Brainwave Study

In this project funded by the National Science Foundation (BCS 2041264), we're looking at brain responses to different accents and comparing listeners who grew up in different areas. Participants in these studies are fitted with a cap on their head that measures electrical charges in different parts of your brain. We sync these charges to the speech that they hear, to see how the patterns of response look different when they hear real and fake words (e.g., "cat" vs. "flom") and when they hear different accents.

We are especially interested in comparing listeners who have had different dialectal exposure in their lives. Most speech perception research is usually done at universities, which means that claims about “typical” speech perception patterns are being based on a really limited set of the population. This is why we’re eager to see if we see the same sort of patterns if we collect data in different locations. 

This project is a collaboration between SWVAL’s PI Dr. Abby Walker, at Virginia Tech, and Penn State’s Dr. Janet Van Hell, director of the BiLD lab. Walker is a specialist in dialectal variation, and Van Hell is a specialist in bilingualism in the brain, and so we’re joining forces to see how processing different dialects is similar/different than processing different languages. 

Perceived Dialect Boundaries in SWVA

Example of a classic perceptual dialectology map, produced by a participant in Jennifer Cramer’s (2010) dissertation looking at where Kentuckians perceived different dialects.

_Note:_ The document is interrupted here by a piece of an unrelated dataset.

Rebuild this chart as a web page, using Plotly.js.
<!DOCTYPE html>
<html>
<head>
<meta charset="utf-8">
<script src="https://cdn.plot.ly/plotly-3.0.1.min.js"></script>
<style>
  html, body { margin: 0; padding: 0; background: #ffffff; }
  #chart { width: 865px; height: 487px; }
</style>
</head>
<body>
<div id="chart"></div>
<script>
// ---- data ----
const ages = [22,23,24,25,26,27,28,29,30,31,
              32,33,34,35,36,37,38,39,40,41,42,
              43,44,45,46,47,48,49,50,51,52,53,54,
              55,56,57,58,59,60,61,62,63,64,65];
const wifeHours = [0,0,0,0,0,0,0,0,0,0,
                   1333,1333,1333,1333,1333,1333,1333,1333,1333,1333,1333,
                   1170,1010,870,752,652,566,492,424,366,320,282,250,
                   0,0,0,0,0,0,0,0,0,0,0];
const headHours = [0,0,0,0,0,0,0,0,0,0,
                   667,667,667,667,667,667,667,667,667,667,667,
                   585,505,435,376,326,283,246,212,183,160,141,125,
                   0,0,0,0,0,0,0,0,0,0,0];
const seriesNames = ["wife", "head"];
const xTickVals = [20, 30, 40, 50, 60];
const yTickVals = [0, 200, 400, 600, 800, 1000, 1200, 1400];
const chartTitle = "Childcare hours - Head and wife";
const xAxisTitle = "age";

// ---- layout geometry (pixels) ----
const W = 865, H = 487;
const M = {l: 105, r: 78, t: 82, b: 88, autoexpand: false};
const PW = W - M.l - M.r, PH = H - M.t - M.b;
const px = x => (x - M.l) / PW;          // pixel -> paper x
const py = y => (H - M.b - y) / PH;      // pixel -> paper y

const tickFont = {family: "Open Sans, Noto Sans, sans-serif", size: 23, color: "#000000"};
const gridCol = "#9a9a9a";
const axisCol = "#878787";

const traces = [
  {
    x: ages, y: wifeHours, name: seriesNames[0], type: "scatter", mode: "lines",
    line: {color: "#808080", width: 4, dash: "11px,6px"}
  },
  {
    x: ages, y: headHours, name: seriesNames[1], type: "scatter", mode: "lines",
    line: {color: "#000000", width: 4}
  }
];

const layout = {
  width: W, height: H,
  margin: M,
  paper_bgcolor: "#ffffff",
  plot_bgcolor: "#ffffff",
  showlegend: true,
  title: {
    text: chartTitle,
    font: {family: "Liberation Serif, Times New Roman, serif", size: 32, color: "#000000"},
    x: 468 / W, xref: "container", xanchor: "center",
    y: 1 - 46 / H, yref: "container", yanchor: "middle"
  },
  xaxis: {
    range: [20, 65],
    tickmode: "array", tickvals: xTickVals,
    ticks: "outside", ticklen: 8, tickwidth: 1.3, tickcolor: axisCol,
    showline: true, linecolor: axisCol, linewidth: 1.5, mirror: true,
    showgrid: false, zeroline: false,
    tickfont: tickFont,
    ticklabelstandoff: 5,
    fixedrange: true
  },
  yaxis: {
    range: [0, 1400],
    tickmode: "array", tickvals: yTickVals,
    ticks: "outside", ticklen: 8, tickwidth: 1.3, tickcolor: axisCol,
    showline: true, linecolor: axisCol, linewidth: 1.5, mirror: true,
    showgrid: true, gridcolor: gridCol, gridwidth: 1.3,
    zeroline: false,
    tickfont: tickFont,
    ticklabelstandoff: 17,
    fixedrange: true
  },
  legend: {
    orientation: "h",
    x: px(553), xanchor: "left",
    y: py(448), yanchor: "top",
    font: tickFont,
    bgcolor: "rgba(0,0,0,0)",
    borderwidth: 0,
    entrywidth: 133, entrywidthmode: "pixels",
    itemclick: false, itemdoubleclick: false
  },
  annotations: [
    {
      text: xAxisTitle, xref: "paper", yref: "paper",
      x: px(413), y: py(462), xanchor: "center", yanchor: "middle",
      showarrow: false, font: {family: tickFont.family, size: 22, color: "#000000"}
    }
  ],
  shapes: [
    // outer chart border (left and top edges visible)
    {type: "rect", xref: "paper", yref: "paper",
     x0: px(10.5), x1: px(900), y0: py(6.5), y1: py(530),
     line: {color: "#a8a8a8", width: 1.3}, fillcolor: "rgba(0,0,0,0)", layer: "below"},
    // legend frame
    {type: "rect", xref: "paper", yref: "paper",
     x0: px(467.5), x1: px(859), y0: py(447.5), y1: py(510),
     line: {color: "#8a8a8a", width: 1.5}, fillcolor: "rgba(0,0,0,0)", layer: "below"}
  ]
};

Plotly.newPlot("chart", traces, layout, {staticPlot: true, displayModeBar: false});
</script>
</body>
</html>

Screenshot from a participant in our study. Instead of drawing maps, we used a “pile-sort task”, where participants are given place names and asked to make different piles depending on whether people in those towns sound similar or different.

“Perceptual dialectology” is a field of study interested in where non-linguists believe there to be dialectal variation, and what they have to say about that variation. A driving insight behind this work is that a regular person’s perception of language variation can also be as informative as the scientific analysis a linguist might do, since it helps us understand what is noticeable and comment-worthy about language.

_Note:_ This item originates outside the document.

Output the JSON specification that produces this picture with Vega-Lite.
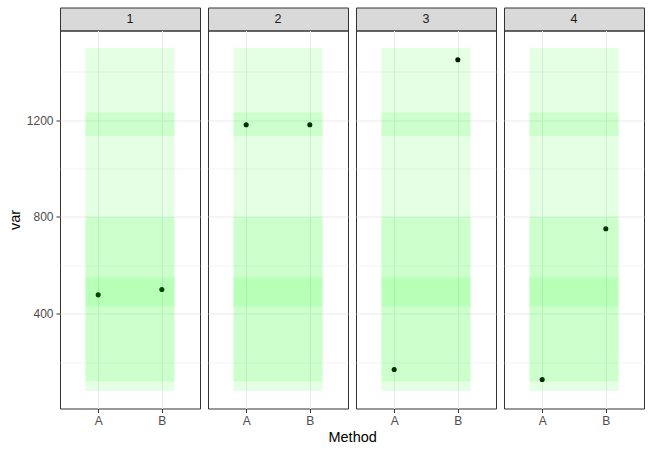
{
  "$schema": "https://vega.github.io/schema/vega-lite/v6.json",
  "background": "white",
  "padding": {"left": 6, "top": 6.5, "right": 5, "bottom": 5},
  "title": {"text": "Method", "orient": "bottom", "anchor": "middle", "frame": "bounds", "dx": 27, "font": "Liberation Sans", "fontSize": 14.5, "fontWeight": "normal", "color": "#000000", "offset": 4},
  "datasets": {
    "pts": [
      {"panel": 1, "Method": "A", "var": 478},
      {"panel": 1, "Method": "B", "var": 500},
      {"panel": 2, "Method": "A", "var": 1181},
      {"panel": 2, "Method": "B", "var": 1181},
      {"panel": 3, "Method": "A", "var": 169},
      {"panel": 3, "Method": "B", "var": 1450},
      {"panel": 4, "Method": "A", "var": 128},
      {"panel": 4, "Method": "B", "var": 751}
    ],
    "rects": [
      {"xmin": 0.8, "xmax": 2.2, "ymin": 80, "ymax": 1500},
      {"xmin": 0.8, "xmax": 2.2, "ymin": 120, "ymax": 800},
      {"xmin": 0.8, "xmax": 2.2, "ymin": 430, "ymax": 550},
      {"xmin": 0.8, "xmax": 2.2, "ymin": 1135, "ymax": 1232}
    ]
  },
  "spacing": 6,
  "hconcat": [
    {
      "spacing": 0, "bounds": "flush",
      "vconcat": [
        {"width": 140, "height": 23, "data": {"values": [{"lab": "1"}]}, "mark": {"type": "text", "font": "Liberation Sans", "fontSize": 12.5, "color": "#1A1A1A", "baseline": "middle"}, "encoding": {"text": {"field": "lab"}}, "view": {"fill": "#D9D9D9", "stroke": "#333333"}},
        {
          "width": 140, "height": 378,
          "layer": [
            {"data": {"name": "pts"}, "transform": [{"filter": "datum.panel === 1"}, {"calculate": "datum.Method === 'A' ? 1 : 2", "as": "x"}],
             "mark": {"type": "circle", "size": 26, "color": "#000000", "opacity": 1},
             "encoding": {
               "x": {"field": "x", "type": "quantitative", "scale": {"domain": [0.4, 2.6], "nice": false, "zero": false}, "axis": {"values": [1, 2], "labelExpr": "datum.value === 1 ? 'A' : 'B'", "title": null}},
               "y": {"field": "var", "type": "quantitative", "scale": {"domain": [8, 1571], "nice": false, "zero": false}, "axis": {"values": [200, 400, 600, 800, 1000, 1200, 1400], "format": "d", "labelExpr": "datum.value % 400 === 0 ? datum.label : ''", "tickOpacity": {"condition": {"test": "datum.value % 400 === 0", "value": 1}, "value": 0}, "gridWidth": {"condition": {"test": "datum.value % 400 === 0", "value": 1}, "value": 0.6}, "title": "var"}}
             }},
            {"data": {"name": "rects"}, "mark": {"type": "rect", "color": "#00FF00", "fillOpacity": 0.1, "strokeWidth": 0},
             "encoding": {"x": {"field": "xmin", "type": "quantitative", "scale": {"domain": [0.4, 2.6], "nice": false, "zero": false}}, "x2": {"field": "xmax"}, "y": {"field": "ymin", "type": "quantitative", "scale": {"domain": [8, 1571], "nice": false, "zero": false}}, "y2": {"field": "ymax"}}}
          ]
        }
      ]
    },
    {
      "spacing": 0, "bounds": "flush",
      "vconcat": [
        {"width": 140, "height": 23, "data": {"values": [{"lab": "2"}]}, "mark": {"type": "text", "font": "Liberation Sans", "fontSize": 12.5, "color": "#1A1A1A", "baseline": "middle"}, "encoding": {"text": {"field": "lab"}}, "view": {"fill": "#D9D9D9", "stroke": "#333333"}},
        {
          "width": 140, "height": 378,
          "layer": [
            {"data": {"name": "pts"}, "transform": [{"filter": "datum.panel === 2"}, {"calculate": "datum.Method === 'A' ? 1 : 2", "as": "x"}],
             "mark": {"type": "circle", "size": 26, "color": "#000000", "opacity": 1},
             "encoding": {
               "x": {"field": "x", "type": "quantitative", "scale": {"domain": [0.4, 2.6], "nice": false, "zero": false}, "axis": {"values": [1, 2], "labelExpr": "datum.value === 1 ? 'A' : 'B'", "title": null}},
               "y": {"field": "var", "type": "quantitative", "scale": {"domain": [8, 1571], "nice": false, "zero": false}, "axis": {"values": [200, 400, 600, 800, 1000, 1200, 1400], "labels": false, "ticks": false, "gridWidth": {"condition": {"test": "datum.value % 400 === 0", "value": 1}, "value": 0.6}, "title": null}}
             }},
            {"data": {"name": "rects"}, "mark": {"type": "rect", "color": "#00FF00", "fillOpacity": 0.1, "strokeWidth": 0},
             "encoding": {"x": {"field": "xmin", "type": "quantitative", "scale": {"domain": [0.4, 2.6], "nice": false, "zero": false}}, "x2": {"field": "xmax"}, "y": {"field": "ymin", "type": "quantitative", "scale": {"domain": [8, 1571], "nice": false, "zero": false}}, "y2": {"field": "ymax"}}}
          ]
        }
      ]
    },
    {
      "spacing": 0, "bounds": "flush",
      "vconcat": [
        {"width": 140, "height": 23, "data": {"values": [{"lab": "3"}]}, "mark": {"type": "text", "font": "Liberation Sans", "fontSize": 12.5, "color": "#1A1A1A", "baseline": "middle"}, "encoding": {"text": {"field": "lab"}}, "view": {"fill": "#D9D9D9", "stroke": "#333333"}},
        {
          "width": 140, "height": 378,
          "layer": [
            {"data": {"name": "pts"}, "transform": [{"filter": "datum.panel === 3"}, {"calculate": "datum.Method === 'A' ? 1 : 2", "as": "x"}],
             "mark": {"type": "circle", "size": 26, "color": "#000000", "opacity": 1},
             "encoding": {
               "x": {"field": "x", "type": "quantitative", "scale": {"domain": [0.4, 2.6], "nice": false, "zero": false}, "axis": {"values": [1, 2], "labelExpr": "datum.value === 1 ? 'A' : 'B'", "title": null}},
               "y": {"field": "var", "type": "quantitative", "scale": {"domain": [8, 1571], "nice": false, "zero": false}, "axis": {"values": [200, 400, 600, 800, 1000, 1200, 1400], "labels": false, "ticks": false, "gridWidth": {"condition": {"test": "datum.value % 400 === 0", "value": 1}, "value": 0.6}, "title": null}}
             }},
            {"data": {"name": "rects"}, "mark": {"type": "rect", "color": "#00FF00", "fillOpacity": 0.1, "strokeWidth": 0},
             "encoding": {"x": {"field": "xmin", "type": "quantitative", "scale": {"domain": [0.4, 2.6], "nice": false, "zero": false}}, "x2": {"field": "xmax"}, "y": {"field": "ymin", "type": "quantitative", "scale": {"domain": [8, 1571], "nice": false, "zero": false}}, "y2": {"field": "ymax"}}}
          ]
        }
      ]
    },
    {
      "spacing": 0, "bounds": "flush",
      "vconcat": [
        {"width": 140, "height": 23, "data": {"values": [{"lab": "4"}]}, "mark": {"type": "text", "font": "Liberation Sans", "fontSize": 12.5, "color": "#1A1A1A", "baseline": "middle"}, "encoding": {"text": {"field": "lab"}}, "view": {"fill": "#D9D9D9", "stroke": "#333333"}},
        {
          "width": 140, "height": 378,
          "layer": [
            {"data": {"name": "pts"}, "transform": [{"filter": "datum.panel === 4"}, {"calculate": "datum.Method === 'A' ? 1 : 2", "as": "x"}],
             "mark": {"type": "circle", "size": 26, "color": "#000000", "opacity": 1},
             "encoding": {
               "x": {"field": "x", "type": "quantitative", "scale": {"domain": [0.4, 2.6], "nice": false, "zero": false}, "axis": {"values": [1, 2], "labelExpr": "datum.value === 1 ? 'A' : 'B'", "title": null}},
               "y": {"field": "var", "type": "quantitative", "scale": {"domain": [8, 1571], "nice": false, "zero": false}, "axis": {"values": [200, 400, 600, 800, 1000, 1200, 1400], "labels": false, "ticks": false, "gridWidth": {"condition": {"test": "datum.value % 400 === 0", "value": 1}, "value": 0.6}, "title": null}}
             }},
            {"data": {"name": "rects"}, "mark": {"type": "rect", "color": "#00FF00", "fillOpacity": 0.1, "strokeWidth": 0},
             "encoding": {"x": {"field": "xmin", "type": "quantitative", "scale": {"domain": [0.4, 2.6], "nice": false, "zero": false}}, "x2": {"field": "xmax"}, "y": {"field": "ymin", "type": "quantitative", "scale": {"domain": [8, 1571], "nice": false, "zero": false}}, "y2": {"field": "ymax"}}}
          ]
        }
      ]
    }
  ],
  "config": {
    "font": "Liberation Sans",
    "view": {"stroke": "#333333", "strokeWidth": 1},
    "axis": {
      "domain": false,
      "grid": true,
      "gridColor": "#EBEBEB",
      "tickColor": "#333333",
      "tickSize": 4,
      "tickWidth": 1,
      "labelColor": "#4D4D4D",
      "labelFont": "Liberation Sans",
      "labelFontSize": 12,
      "labelPadding": 3,
      "titleFont": "Liberation Sans",
      "titleFontSize": 14.5,
      "titleFontWeight": "normal",
      "titleColor": "#000000",
      "titlePadding": 4
    }
  }
}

Since there hasn’t been much work done on language in SWVA, we’ve decided to start off the SWVAL project by looking at what locals have to say about language in the area - where they think the big boundaries are, and what features of language they describe. We’ve collected data by interviewing SWVA-raised folks at Virginia Tech, but also by setting up in public spaces in Abingdon, Lebanon, Big Stone Gap and Grundy.

Our most recent data collection was at HarvestFest 2023!

Accent Detective

Have you ever groaned at a terrible fake Southern accent in a movie or TV show? In this ongoing study, we’re investigating how good people are at telling real from fake Southern accents, and if it depends on whether they have a Southern accent themselves!

(There are probably other big questions here - what linguistic features are singularly Southern, what does it mean to sound authentically “Southern” when there are lots of Southern dialects out there, why some people seem to be better at performing than others, and whether is there a difference between subtle changes vs. conscious performance. That’s for future studies!)